Помню, как я однажды сидел в палате рядом с умиравшей на больничной койке женщиной, и множество различных катетеров и игл впивались в ее тело. До этого я неоднократно посещал эту пациентку, но особенно не приглядывался к палате (таких палат много, они вполне обычны для университетской клиники), и потому ее устройство казалось мне очень знакомым. Но в тот день я на мгновение отвел взгляд от лица женщины и вдруг внутренне застыл, посмотрев на противоположную стену. Дрожь пронизала все мое тело. Там, на стене, немного криво (очевидно из-за шурупа, которым крепилась) висела приятная на вид репродукция картины Ренуара. И меня внезапно осенило, что несколько месяцев назад именно в этой палате был заточен я, и верил, что надвигается мой конец. Болезнь оказалась не опасной для жизни и прошла без следа. Но в тот момент, дрожа, я вдруг подумал, что судьбы у нас обоих одинаковы. И это понятно, ведь речь шла не о шизофрении или, например, наркомании, которыми я вряд ли мог заболеть; сходство было в смертности, имевшей непосредственное отношение ко мне. Подобное осознание помогло понять кардинальные отличия контрпереноса, возникающие в танатологической практике, и объяснило опасливое и избегающее отношение к процессу умирания, которое характерно для всех (и врачей в особенности).

В 1979 году я провел часть своего творческого отпуска в Каролинском университете Стокгольма, работая совместно с милым и одаренным врачом-танатологом Ломой Фейгенбергом. Долгими северными летними вечерами, сидя на лужайке его загородного дома, мы увлеченно обсуждали и проясняли друг для друга важные особенности танатологической помощи.

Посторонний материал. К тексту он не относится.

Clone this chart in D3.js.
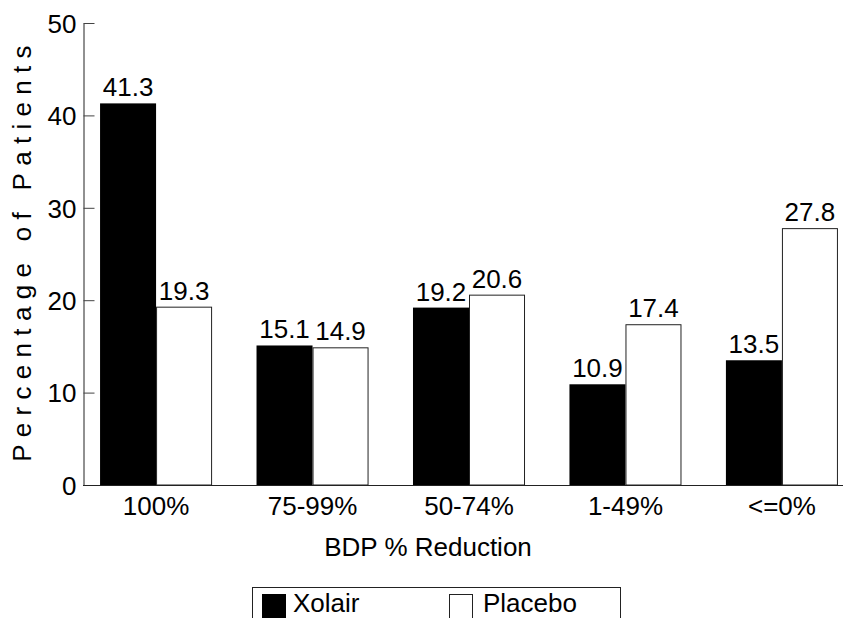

В нашей совместной статье «Клиническая танатология и психотерапия: раздумья над помощью умирающему», ставшей итогом этой работы, следующие моменты представляются наиболее существенными:

1. Цели психотерапии в танатологии отличаются от тех, что ставятся обычно. Они проще и в значительной мере направлены на поддержание душевного комфорта. В ходе этой психотерапии меньше внимания обращается на различные формы зависимости и характерологические особенности клиента.

2. Правила психотерапии в танатологии отличаются от общепринятых прежде всего тем, что терапевту позволительно действовать с большей быстротой и достигать более глубокого и более надежного переноса.

3. Терапевту приходится быть более гибким, чем в случаях обычной психотерапии, и при необходимости прибегать к обсуждению историй из жизни клиента, простой беседе, коммуникативному молчанию и уменьшающей тревогу релаксации.

4. Терапия фокусируется на доброжелательной интервенции в форме мягких толкований, суггестивных воздействий, советов (если в них нуждаются) и практической помощи в палате.

5. Оказываются полезными встречи с супругом (супругой) и детьми больного, при этом терапевт выступает в роли доверенного лица пациента по различным вопросам.

6. Работа по достижению полного психоаналитического отреагирования, а также глубинная проработка переживаний не находятся в фокусе внимания терапевта, поскольку обе стороны понимают, что, в силу обстоятельств, терапевтический процесс с психологической точки зрения может не завершиться.